The 2022 election told a similar story, with Ford turning a 40.8 percent vote share into an even bigger majority, with eighty-three seats. The NDP and Liberals managed 23.7 percent and 23.9 percent respectively, and the Greens came in at just under 6 percent. This time, however, turnout was a dismal 43.5 percent. That meant the Ford government won a mere 18 percent of eligible voter support.

In both elections, particularly in 2022, the opposition parties were so busy fighting one another that Ford’s win became that much easier. As Liberal leader Steven Del Duca said to NDP leader Andrea Horwath at the time, “Every time you attack me . . . Doug Ford smiles.” That was true. And vice versa, of course. The two sides were fighting for the centre and centre-left vote, which was split then and is still split now.

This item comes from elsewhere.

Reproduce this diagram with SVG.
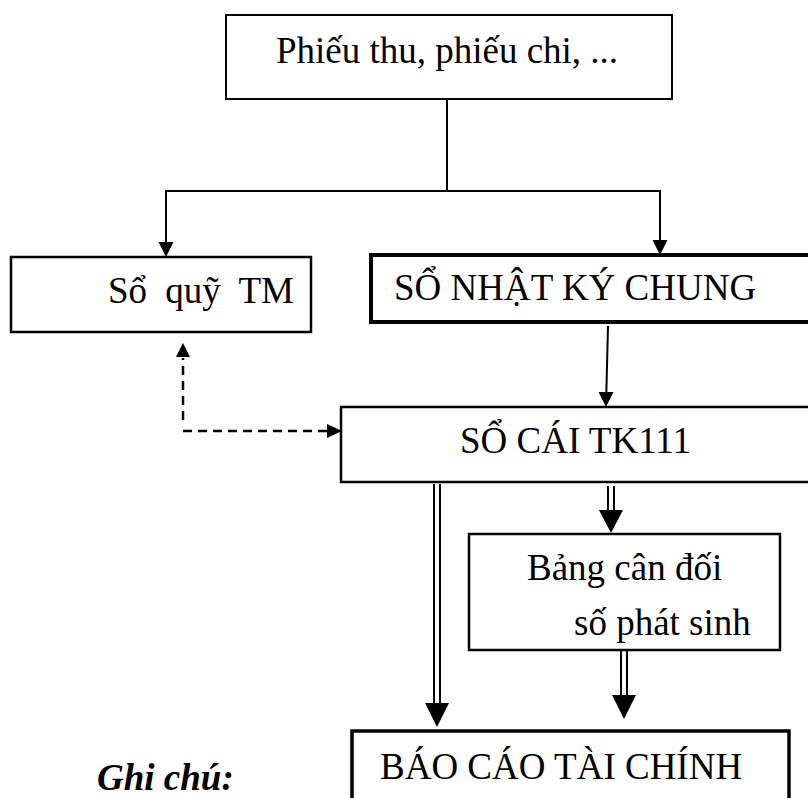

While the centre and centre-left vote is sundered, the PCs will enjoy an electoral advantage, since voters will divide themselves between the Liberals and the NDP, preventing either from winning enough votes to unseat Ford. If the vote begins to coalesce around either the NDP or the Liberals, the PC government’s prospects will change, but that isn’t quite happening yet. And it may not if the opposition parties, particularly once the Liberals choose a new leader, fight amongst themselves as much as, or more than, they fight the premier. For now, Ford and his government remain in a comfortable—if not iron-clad—place. And Ford knows it.

Voters are angry, tired, and disaffected. They don’t see themselves in their province’s politics. For years, people have fought to get through the day and believe that Queen’s Park has left them behind. For many, Ford speaks to their struggles—and promises to meet their needs and interests. But there’s more to it than that. Cynicism, alienation, and the shortcomings of the opposition parties have also contributed to Ford’s electoral success. Continued political disappointment and the structural exclusion of people from political life depresses political action, drives down electoral turnout, and exacerbates poor governance.

While people tune out politics, no opposition party has yet rallied enough voters and convinced them that it is the alternative to Ford. Each thinks it ought to be them and not the other side. Of course they do—it’s their job. But the effect of doing that job and following immediate interests is that Ford obtains an electoral advantage. This is an old problem in multi-party single member plurality (first-past-the-post) electoral systems, one that Ford and his PCs are counting on.

The forty-fourth Ontario election is scheduled for the summer of 2026. That’s over two and a half years away. The New Democrats elected a new leader, Marit Stiles, last February. She’s breathed new life into the party and used Ford’s Greenbelt failures to hammer the premier. The Liberals are set to elect their own new head in December, and they find themselves neck and neck with the NDP in the polls despite being leaderless. But Ford and his Tories still enjoy more than a ten-point projected lead on each of them.

The Greenbelt scandal has yet to reach its apogee, but Ford said he isn’t worried about the scandal. And he, while cynical, is right not to worry too much for the moment. But between now and the next chance to hold his government to account at the ballot box lies what amounts to decades in political time. Lots can happen in two and a half years—scandals add up, failures start sticking to you. Voters do eventually tend to get tired and fed up with governments. The PCs governed Ontario uninterrupted between 1943 and 1987 after initially replacing a Liberal grouping that had decayed over the years while in power and was later reduced, like its successors decades later, to third position in the legislature.

It’s hard—and indeed chilling—to imagine a PC government in Ontario lasting over four decades today. It’s worse to imagine this one lasting another month, let alone much longer. But Ford and his side remain political survivors with an enviable electoral advantage and just enough shame to appear to care. That is a dangerous, often successful, combination that Ontarians may have to live with for the foreseeable future.